== INFORMATION SHOWN

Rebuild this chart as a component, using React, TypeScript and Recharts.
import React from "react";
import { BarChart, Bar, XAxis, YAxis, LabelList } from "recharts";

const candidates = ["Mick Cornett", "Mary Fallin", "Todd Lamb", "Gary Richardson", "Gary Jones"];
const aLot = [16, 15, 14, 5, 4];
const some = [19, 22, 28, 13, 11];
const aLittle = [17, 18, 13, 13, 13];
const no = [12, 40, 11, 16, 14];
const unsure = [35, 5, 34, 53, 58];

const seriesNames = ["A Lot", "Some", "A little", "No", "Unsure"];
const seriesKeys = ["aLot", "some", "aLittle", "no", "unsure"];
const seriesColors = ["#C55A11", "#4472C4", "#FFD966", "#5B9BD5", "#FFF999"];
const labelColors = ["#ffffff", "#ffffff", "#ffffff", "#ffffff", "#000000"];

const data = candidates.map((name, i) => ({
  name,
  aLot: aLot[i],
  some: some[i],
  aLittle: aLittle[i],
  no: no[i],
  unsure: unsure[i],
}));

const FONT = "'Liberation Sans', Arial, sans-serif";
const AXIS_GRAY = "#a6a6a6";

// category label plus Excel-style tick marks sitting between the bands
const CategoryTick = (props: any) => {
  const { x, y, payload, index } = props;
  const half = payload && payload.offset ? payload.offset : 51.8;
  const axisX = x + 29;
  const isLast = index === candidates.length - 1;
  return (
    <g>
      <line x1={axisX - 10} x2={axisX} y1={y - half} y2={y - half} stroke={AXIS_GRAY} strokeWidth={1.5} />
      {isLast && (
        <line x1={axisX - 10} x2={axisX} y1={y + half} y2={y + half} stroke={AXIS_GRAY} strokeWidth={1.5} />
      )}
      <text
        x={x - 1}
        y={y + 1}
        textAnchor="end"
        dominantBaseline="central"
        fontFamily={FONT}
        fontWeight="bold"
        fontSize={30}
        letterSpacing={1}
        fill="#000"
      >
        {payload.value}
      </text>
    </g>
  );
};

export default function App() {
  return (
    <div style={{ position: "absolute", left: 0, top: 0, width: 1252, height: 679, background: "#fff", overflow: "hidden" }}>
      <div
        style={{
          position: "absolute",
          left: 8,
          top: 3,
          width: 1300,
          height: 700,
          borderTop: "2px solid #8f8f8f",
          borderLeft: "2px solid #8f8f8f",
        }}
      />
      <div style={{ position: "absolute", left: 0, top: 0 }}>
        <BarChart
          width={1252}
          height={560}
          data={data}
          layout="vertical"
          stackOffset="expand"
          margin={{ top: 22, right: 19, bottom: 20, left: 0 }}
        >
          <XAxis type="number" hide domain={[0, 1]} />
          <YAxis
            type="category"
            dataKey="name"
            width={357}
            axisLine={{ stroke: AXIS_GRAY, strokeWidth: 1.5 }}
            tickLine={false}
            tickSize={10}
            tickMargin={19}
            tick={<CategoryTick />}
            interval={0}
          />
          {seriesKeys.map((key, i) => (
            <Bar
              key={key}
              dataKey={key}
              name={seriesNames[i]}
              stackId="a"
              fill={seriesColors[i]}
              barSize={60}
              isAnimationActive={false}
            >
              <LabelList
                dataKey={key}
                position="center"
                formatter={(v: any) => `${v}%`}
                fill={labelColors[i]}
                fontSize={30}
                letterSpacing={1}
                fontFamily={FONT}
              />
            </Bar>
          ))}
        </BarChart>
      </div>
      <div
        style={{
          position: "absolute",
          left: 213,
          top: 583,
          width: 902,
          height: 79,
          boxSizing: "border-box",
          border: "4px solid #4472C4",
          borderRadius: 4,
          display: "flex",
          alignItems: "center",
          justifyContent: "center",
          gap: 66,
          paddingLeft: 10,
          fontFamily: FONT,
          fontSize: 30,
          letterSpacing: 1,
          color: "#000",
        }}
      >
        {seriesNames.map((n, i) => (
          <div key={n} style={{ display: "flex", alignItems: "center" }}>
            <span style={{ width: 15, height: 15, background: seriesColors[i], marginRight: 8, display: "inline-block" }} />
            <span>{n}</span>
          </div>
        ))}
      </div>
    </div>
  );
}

====

Give the material above again, word for word.

Rebuild this chart as a component, using React, TypeScript and Recharts.
import React from "react";
import { BarChart, Bar, XAxis, YAxis, LabelList } from "recharts";

const candidates = ["Mick Cornett", "Mary Fallin", "Todd Lamb", "Gary Richardson", "Gary Jones"];
const aLot = [16, 15, 14, 5, 4];
const some = [19, 22, 28, 13, 11];
const aLittle = [17, 18, 13, 13, 13];
const no = [12, 40, 11, 16, 14];
const unsure = [35, 5, 34, 53, 58];

const seriesNames = ["A Lot", "Some", "A little", "No", "Unsure"];
const seriesKeys = ["aLot", "some", "aLittle", "no", "unsure"];
const seriesColors = ["#C55A11", "#4472C4", "#FFD966", "#5B9BD5", "#FFF999"];
const labelColors = ["#ffffff", "#ffffff", "#ffffff", "#ffffff", "#000000"];

const data = candidates.map((name, i) => ({
  name,
  aLot: aLot[i],
  some: some[i],
  aLittle: aLittle[i],
  no: no[i],
  unsure: unsure[i],
}));

const FONT = "'Liberation Sans', Arial, sans-serif";
const AXIS_GRAY = "#a6a6a6";

// category label plus Excel-style tick marks sitting between the bands
const CategoryTick = (props: any) => {
  const { x, y, payload, index } = props;
  const half = payload && payload.offset ? payload.offset : 51.8;
  const axisX = x + 29;
  const isLast = index === candidates.length - 1;
  return (
    <g>
      <line x1={axisX - 10} x2={axisX} y1={y - half} y2={y - half} stroke={AXIS_GRAY} strokeWidth={1.5} />
      {isLast && (
        <line x1={axisX - 10} x2={axisX} y1={y + half} y2={y + half} stroke={AXIS_GRAY} strokeWidth={1.5} />
      )}
      <text
        x={x - 1}
        y={y + 1}
        textAnchor="end"
        dominantBaseline="central"
        fontFamily={FONT}
        fontWeight="bold"
        fontSize={30}
        letterSpacing={1}
        fill="#000"
      >
        {payload.value}
      </text>
    </g>
  );
};

export default function App() {
  return (
    <div style={{ position: "absolute", left: 0, top: 0, width: 1252, height: 679, background: "#fff", overflow: "hidden" }}>
      <div
        style={{
          position: "absolute",
          left: 8,
          top: 3,
          width: 1300,
          height: 700,
          borderTop: "2px solid #8f8f8f",
          borderLeft: "2px solid #8f8f8f",
        }}
      />
      <div style={{ position: "absolute", left: 0, top: 0 }}>
        <BarChart
          width={1252}
          height={560}
          data={data}
          layout="vertical"
          stackOffset="expand"
          margin={{ top: 22, right: 19, bottom: 20, left: 0 }}
        >
          <XAxis type="number" hide domain={[0, 1]} />
          <YAxis
            type="category"
            dataKey="name"
            width={357}
            axisLine={{ stroke: AXIS_GRAY, strokeWidth: 1.5 }}
            tickLine={false}
            tickSize={10}
            tickMargin={19}
            tick={<CategoryTick />}
            interval={0}
          />
          {seriesKeys.map((key, i) => (
            <Bar
              key={key}
              dataKey={key}
              name={seriesNames[i]}
              stackId="a"
              fill={seriesColors[i]}
              barSize={60}
              isAnimationActive={false}
            >
              <LabelList
                dataKey={key}
                position="center"
                formatter={(v: any) => `${v}%`}
                fill={labelColors[i]}
                fontSize={30}
                letterSpacing={1}
                fontFamily={FONT}
              />
            </Bar>
          ))}
        </BarChart>
      </div>
      <div
        style={{
          position: "absolute",
          left: 213,
          top: 583,
          width: 902,
          height: 79,
          boxSizing: "border-box",
          border: "4px solid #4472C4",
          borderRadius: 4,
          display: "flex",
          alignItems: "center",
          justifyContent: "center",
          gap: 66,
          paddingLeft: 10,
          fontFamily: FONT,
          fontSize: 30,
          letterSpacing: 1,
          color: "#000",
        }}
      >
        {seriesNames.map((n, i) => (
          <div key={n} style={{ display: "flex", alignItems: "center" }}>
            <span style={{ width: 15, height: 15, background: seriesColors[i], marginRight: 8, display: "inline-block" }} />
            <span>{n}</span>
          </div>
        ))}
      </div>
    </div>
  );
}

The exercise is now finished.